The oil industry — the pride of the country, its engine of growth and one of the best in the region since the mid-1950s — is now leaving a lot to be desired. The wars and sanctions prior to 2003 did a lot to put the industry back from its peak production of 3.5 million barrels a day (mbd) in 1979.
Yet in spite of the UN restrictions on exports and the deliberate delay in allowing services and materials to the industry, Iraqi production in 2001, just over a year before the occupation, was 2.583-mbd. The removal of all sanctions, availability of funds and the purported support from the occupying powers were not sufficient to reach the 2001 production until 2011.
In 2009, the cream of the Iraqi fields were taken away from the national companies, especially in the south, and awarded to foreign oil companies for development. In that move of three bid rounds, 94 billion barrels of a total of 150 of reserves were turned to the companies leaving the nationals with minor roles or mere observers in some cases.
In 2015, the average Iraq production is no more than 3.47-mbd, or about 1-mbd above that before the bid rounds though the December production was 4.13-mbd. But let us be fair because the bid rounds contributed to an increase of 1.55-mbd, which compensated for the loss of production from the northern fields due to Daesh occupation of some fields and the Peshmerga takeover of others.
The cost to Iraqis is enormous. By the end of 2015 the estimated foreign oil companies’ expenditure was close to $50 billion (Dh184 billion), excluding the cost of expanded pipelines, storage and terminal directly financed by Iraq. This makes the unitary capital and operating cost very high by historical experience, even if a global increase in costs is taken into consideration.

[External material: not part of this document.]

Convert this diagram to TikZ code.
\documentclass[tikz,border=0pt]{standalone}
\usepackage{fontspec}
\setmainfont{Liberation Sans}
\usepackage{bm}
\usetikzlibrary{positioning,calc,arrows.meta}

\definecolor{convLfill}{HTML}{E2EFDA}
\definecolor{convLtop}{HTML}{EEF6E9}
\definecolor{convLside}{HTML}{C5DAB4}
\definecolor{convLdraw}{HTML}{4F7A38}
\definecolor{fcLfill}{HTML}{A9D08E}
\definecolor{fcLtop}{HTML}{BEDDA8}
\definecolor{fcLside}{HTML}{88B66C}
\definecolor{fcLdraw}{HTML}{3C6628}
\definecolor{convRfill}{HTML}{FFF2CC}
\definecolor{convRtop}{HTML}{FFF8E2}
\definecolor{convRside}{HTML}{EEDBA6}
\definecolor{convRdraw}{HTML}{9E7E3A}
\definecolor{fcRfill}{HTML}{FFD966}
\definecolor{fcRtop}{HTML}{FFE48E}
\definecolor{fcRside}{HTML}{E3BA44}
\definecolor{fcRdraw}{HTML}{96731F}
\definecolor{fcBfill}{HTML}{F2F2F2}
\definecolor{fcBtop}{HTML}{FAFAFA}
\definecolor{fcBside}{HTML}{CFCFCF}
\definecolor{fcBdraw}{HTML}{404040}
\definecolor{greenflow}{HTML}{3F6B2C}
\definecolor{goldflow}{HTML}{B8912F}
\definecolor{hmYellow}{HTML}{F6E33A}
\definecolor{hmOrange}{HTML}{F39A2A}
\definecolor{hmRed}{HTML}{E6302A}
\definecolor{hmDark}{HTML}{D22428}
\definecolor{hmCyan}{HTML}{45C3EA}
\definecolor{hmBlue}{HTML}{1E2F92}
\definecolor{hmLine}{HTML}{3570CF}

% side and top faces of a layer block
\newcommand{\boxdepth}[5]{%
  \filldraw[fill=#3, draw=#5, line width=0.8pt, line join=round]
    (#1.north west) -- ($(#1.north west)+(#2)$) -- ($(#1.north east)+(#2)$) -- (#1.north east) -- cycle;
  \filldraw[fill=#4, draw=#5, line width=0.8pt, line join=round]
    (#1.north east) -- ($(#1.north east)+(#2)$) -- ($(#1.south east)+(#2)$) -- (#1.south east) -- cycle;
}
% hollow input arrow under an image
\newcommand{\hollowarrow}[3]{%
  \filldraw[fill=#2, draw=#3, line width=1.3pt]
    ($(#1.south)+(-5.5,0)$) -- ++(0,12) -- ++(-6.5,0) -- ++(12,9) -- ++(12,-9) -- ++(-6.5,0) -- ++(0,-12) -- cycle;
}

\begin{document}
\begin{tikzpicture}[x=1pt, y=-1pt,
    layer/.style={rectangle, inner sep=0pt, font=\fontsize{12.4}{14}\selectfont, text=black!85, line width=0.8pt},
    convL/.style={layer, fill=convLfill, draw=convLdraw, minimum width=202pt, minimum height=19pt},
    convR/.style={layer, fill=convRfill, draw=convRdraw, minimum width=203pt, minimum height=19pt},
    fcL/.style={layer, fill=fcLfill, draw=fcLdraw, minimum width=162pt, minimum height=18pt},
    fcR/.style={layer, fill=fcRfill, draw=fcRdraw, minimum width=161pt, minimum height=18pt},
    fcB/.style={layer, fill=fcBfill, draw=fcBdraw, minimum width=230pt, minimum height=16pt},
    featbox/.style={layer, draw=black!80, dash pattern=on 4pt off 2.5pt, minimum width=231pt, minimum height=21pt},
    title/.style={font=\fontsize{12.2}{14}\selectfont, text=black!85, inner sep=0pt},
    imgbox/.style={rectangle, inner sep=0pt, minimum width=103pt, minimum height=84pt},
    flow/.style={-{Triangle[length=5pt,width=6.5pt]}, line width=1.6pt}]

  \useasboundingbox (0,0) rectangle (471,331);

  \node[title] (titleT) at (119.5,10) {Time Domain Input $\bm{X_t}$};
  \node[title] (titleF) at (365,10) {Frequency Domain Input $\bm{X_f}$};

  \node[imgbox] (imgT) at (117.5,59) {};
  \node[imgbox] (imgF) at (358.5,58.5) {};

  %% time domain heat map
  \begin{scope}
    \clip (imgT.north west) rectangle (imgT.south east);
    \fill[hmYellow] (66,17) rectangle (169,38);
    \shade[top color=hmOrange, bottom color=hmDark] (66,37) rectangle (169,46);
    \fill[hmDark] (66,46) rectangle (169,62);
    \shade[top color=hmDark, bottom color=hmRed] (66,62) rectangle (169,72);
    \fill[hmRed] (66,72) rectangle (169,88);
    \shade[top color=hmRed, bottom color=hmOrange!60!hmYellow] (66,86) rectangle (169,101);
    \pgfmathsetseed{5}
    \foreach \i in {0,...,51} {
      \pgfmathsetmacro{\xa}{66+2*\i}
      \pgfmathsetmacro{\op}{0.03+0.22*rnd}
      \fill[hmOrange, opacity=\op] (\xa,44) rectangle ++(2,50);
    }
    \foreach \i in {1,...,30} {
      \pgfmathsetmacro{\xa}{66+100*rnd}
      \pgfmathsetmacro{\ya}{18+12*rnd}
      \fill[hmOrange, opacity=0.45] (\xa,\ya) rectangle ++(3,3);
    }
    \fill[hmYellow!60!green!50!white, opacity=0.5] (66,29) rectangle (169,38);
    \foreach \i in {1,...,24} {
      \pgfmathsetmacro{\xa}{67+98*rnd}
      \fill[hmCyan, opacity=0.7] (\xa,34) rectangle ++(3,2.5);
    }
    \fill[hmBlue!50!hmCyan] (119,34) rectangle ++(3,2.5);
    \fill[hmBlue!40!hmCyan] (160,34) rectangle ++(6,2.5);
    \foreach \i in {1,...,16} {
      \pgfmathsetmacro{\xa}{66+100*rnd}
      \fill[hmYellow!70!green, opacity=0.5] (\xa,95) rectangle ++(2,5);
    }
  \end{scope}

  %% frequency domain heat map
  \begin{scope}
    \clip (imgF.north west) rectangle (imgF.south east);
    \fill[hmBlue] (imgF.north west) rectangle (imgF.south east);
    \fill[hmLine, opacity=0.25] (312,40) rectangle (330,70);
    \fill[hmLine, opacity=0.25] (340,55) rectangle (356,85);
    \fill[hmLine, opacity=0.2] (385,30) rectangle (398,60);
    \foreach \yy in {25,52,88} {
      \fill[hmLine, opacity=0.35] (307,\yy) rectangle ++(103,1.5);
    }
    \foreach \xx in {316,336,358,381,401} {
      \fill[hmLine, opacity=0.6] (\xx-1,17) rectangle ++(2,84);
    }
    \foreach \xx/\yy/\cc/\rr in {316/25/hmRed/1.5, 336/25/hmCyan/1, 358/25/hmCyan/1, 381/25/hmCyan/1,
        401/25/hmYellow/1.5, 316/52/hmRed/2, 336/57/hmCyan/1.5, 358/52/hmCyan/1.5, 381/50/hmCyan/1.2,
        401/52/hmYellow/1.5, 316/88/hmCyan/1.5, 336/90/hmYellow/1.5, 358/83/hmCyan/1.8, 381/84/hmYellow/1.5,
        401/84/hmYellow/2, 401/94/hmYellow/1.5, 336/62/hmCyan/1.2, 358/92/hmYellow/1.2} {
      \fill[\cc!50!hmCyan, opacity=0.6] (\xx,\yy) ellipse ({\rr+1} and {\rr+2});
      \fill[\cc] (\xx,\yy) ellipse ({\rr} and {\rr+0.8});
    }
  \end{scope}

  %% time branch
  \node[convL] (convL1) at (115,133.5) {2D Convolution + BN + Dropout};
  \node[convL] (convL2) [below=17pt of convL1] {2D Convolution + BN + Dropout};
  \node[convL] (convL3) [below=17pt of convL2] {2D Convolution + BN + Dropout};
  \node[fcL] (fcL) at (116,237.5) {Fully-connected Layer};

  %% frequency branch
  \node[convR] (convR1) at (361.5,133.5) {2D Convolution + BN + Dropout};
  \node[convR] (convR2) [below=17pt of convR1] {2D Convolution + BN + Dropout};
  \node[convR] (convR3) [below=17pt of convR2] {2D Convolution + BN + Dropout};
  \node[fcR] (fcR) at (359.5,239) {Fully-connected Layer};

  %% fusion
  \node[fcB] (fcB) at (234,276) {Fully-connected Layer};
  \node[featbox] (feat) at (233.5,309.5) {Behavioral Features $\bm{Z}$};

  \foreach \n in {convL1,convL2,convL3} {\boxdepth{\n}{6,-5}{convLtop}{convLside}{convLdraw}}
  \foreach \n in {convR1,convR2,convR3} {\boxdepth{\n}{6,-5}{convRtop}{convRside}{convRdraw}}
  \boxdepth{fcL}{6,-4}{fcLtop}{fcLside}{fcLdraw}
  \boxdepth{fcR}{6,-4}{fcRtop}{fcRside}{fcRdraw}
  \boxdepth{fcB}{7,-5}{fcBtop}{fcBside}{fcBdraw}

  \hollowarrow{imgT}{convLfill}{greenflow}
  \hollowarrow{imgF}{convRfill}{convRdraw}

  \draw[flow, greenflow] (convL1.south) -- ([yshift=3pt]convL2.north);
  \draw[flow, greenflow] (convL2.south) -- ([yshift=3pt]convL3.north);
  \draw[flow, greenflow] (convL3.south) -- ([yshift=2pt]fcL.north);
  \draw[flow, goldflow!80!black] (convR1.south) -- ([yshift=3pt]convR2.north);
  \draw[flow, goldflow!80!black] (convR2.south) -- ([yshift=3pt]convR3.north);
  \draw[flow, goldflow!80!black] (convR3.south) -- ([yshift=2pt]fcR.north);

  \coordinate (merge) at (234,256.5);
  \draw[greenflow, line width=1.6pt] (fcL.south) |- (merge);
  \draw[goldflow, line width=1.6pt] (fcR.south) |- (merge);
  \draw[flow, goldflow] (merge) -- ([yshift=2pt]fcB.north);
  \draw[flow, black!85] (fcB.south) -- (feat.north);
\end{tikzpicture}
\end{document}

The drastic decline in crude oil prices is making it difficult for the ministry to meet payment to oil companies. If $50 billion has been spent so far, the question is how much more Iraq needs to reach its reduced target of 9-mbd by 2020. And what happened to the dream of 12-mbd by 2017 and those responsible for its propagation?
On the gas side, Iraq’s production in December 2015 was 2,627 million cubic feet a day (mcfd) but the flared gas is 1,901-mcfd, according to the Ministry’s website. Therefore the utilised gas is 728-mcfd.
In 2004, the corresponding numbers were 1268, 610 and 658-mcfd. Over 11 years the utilised gas has increased by only 70-mcfd while the gas processing capacity in the country is over 2,000-mcfd.
However, especially in the south, the plants are not properly rehabilitated and maintained in spite of the establishment of Basra Gas Company (BGC) with Shell and Mitsubishi in 2010. The increase in gas production as a result of crude oil production was not met by new gas processing facilities by the Ministry or BGC.
The refineries suffered the greatest loss in mid-2014 when Daesh occupied Baiji and the refinery complex, the largest in Iraq with 290,000 barrels a day, became a battle ground with Iraqi forces and led to indiscriminate bombing. Great damage was done in the takeover of the refinery by Iraqi forces in October.
After that, the looting and theft of mobile equipment, engineering materials, spare parts and the dismantling of some equipment is now the talk of many, including responsible local government officials and parliamentarians. My two columns in this newspaper were among the first to raise an alarm.
The rehabilitation of this refinery is now made extremely difficult and more costly if the Ministry is ever serious in rebuilding the plant.
In any case the refineries since 2004 have never operated above 70 per cent of their capacity and, on average, Iraq had to import light products of between 90,000 and 100,000 barrels a day to meet restricted consumption. A new refinery in Karbala is unlikely to be on stream before 2019 if all goes well.
But what does all this matter if everything in Iraq is deteriorating and almost $1,000 billion squandered since 2003 and Iraqis are at each other throat?
The writer is former head of the Energy Studies Department at the Opec Secretariat in Vienna.